R. Landgrávová/D. Mičková befassen sich mit dem königlichen Reinigungsritual im Schachtgrab des Iufaa. Das Ritual ist außer im Grab des Iufaa auf vier römerzeitlichen Papyi überliefert (184). Das Ritual könnte zu einer Krönungszeremonie und der heliopolitanischen Sonnentheologie gehört haben (185). Die Fassung im Grab des Iufaa könnte unter den benutzten Sprüchen eine persönliche Auswahl getroffen haben (199).
D. M. Méndez-Rodríguez erläutert das »Buch der Zwölf Grüfte« unter dem Gesichtspunkt der Liminalität. Die Komposition ist vom Neuen Reich bis zum Ende der Ptolemäerzeit dokumentiert (210). Die Tempelfassung des Rituals hat dessen funerären Quellen näher als dessen liturgischen Quellen gestanden (215). Die Versionen im Osireion und Petosirisgrab sind besonders eng verwandt (215). Die Hälfte des Buches muss bereits früh verloren gegangen sein, da schon die ältesten erhaltenen Dokumente nur die fünf letzten Grüfte zeigen (215). Das Buch wurde aufgrund seines solaren Kerns vielleicht in Heliopolis verfasst (216).
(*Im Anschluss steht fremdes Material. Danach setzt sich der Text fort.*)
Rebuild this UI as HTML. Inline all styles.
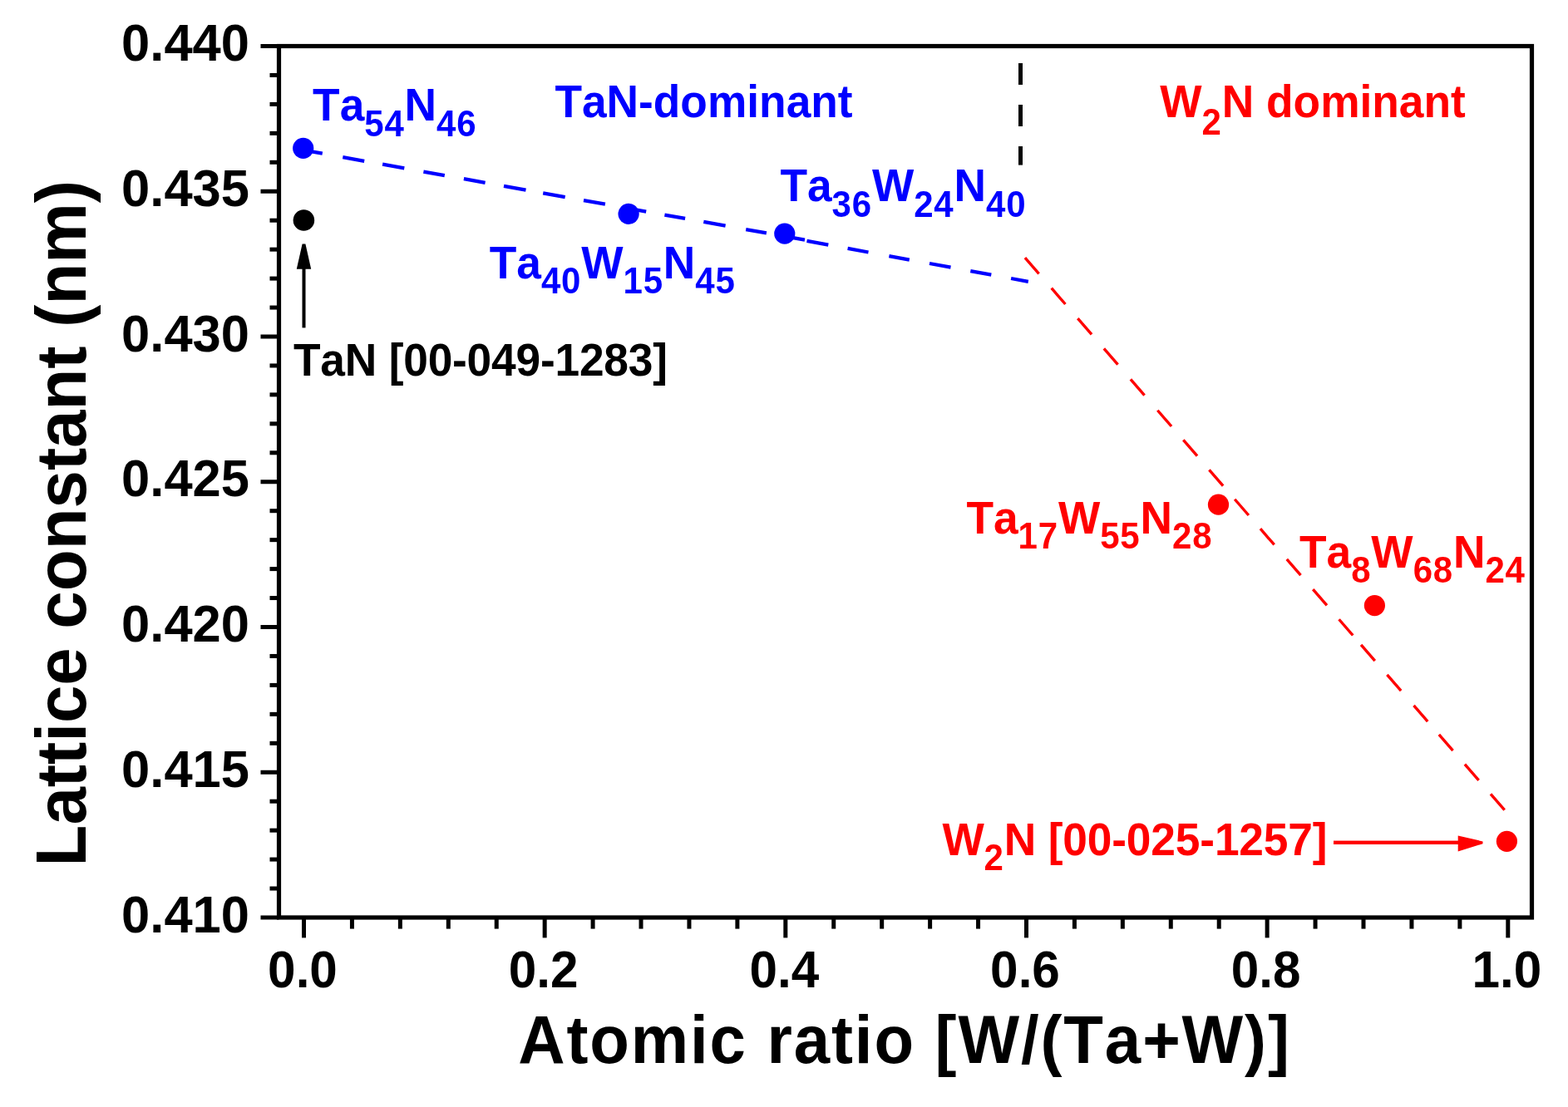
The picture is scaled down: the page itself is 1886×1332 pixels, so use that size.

A. Oppenheim evaluiert Tempel für Götter und Könige im Alten und Mittleren Reich. Der erste größere Tempel in der Nähe einer Pyramide ist der Taltempel im Osten der Knickpyramide aus der 4. Dynastie (220). Im Pyramidenkomplex des Userkaf aus der 5. Dynastie wurde eine unabhängige Opferkapelle an der Ostseite hinzugefügt (221). Im Alten und teilweise Mittleren Reich wurden menschliche Akteure aus der Dekoration von Göttertempeln ausgelassen (223). Die königlichen Taltempel des Alten Reiches scheiden als Ort der Mumifikation aus (226). Der Satettempel von Elephantine wurde wohl die meiste Zeit des Alten Reiches von der staatlichen Zentralverwaltung ignoriert (230). Im Pyramidenkomplex des Amenemhet I. in Lischt Nord traten zahlreiche Reliefspolien aus dem Alten Reich auf, die vielleicht von Göttertempeln aus jener Epoche in Memphis oder Lischt stammen (232–233). Der Sonnentempel des Niuserre aus der 5. Dynastie wurde als einziges Beispiel mit Dekoration versehen (240). Die Kulttempel der Pyramiden folgten ab der Zeit des Unas einem festen Standard (343). Das früheste bekannte »mr.t«-Heiligtum wurde von König Snofru errichtet (249).
U. Rummel erörtert die Grabtempel der Hohepriester Ramsesnacht und Amenophis in Dra Abu el-Naga. Das ägyptische Grab nahm in der Ramessidenzeit tempelähnliche Merkmale an (281). Der Gebrauch von Hathorsäulen wurde von Ramsesnacht als Innovation eingeführt (284). Der Grabkomplex des Ramsesnacht und Amenophis kündigt in der Ferne die monumentalen Spätzeitgräber an (290).
A. J. Spalinger blickt auf die ägyptische Mentalität und Fahrt des Re. Die Steinbarke außerhalb des Sonnentempels des Niuserre kann vielleicht mit der schriftlich bezeugten Barke im Palermostein identifiziert werden (308). Der Medinet Habu-Kalender von Ramses III. könnte mit der Betonung auf Tag 29 eine Parallele zur Fahrt des Re im Sonnentempel des Neferirkare bieten (309). Der Tag 29 markiert die synodische Wiederbegegnung von Sonne und Mond (310). Die Modellbarken des Re können wohl mit dessen täglichen und nächtlichen Reisen in Verbindung gebracht werden (313).
Der Rezensent tendiert zu folgender Beurteilung. Die Beiträge sind mehrheitlich durchaus interessant zu lesen. In wenigen Fällen hängen sie nur lose mit dem Oberthema zusammen.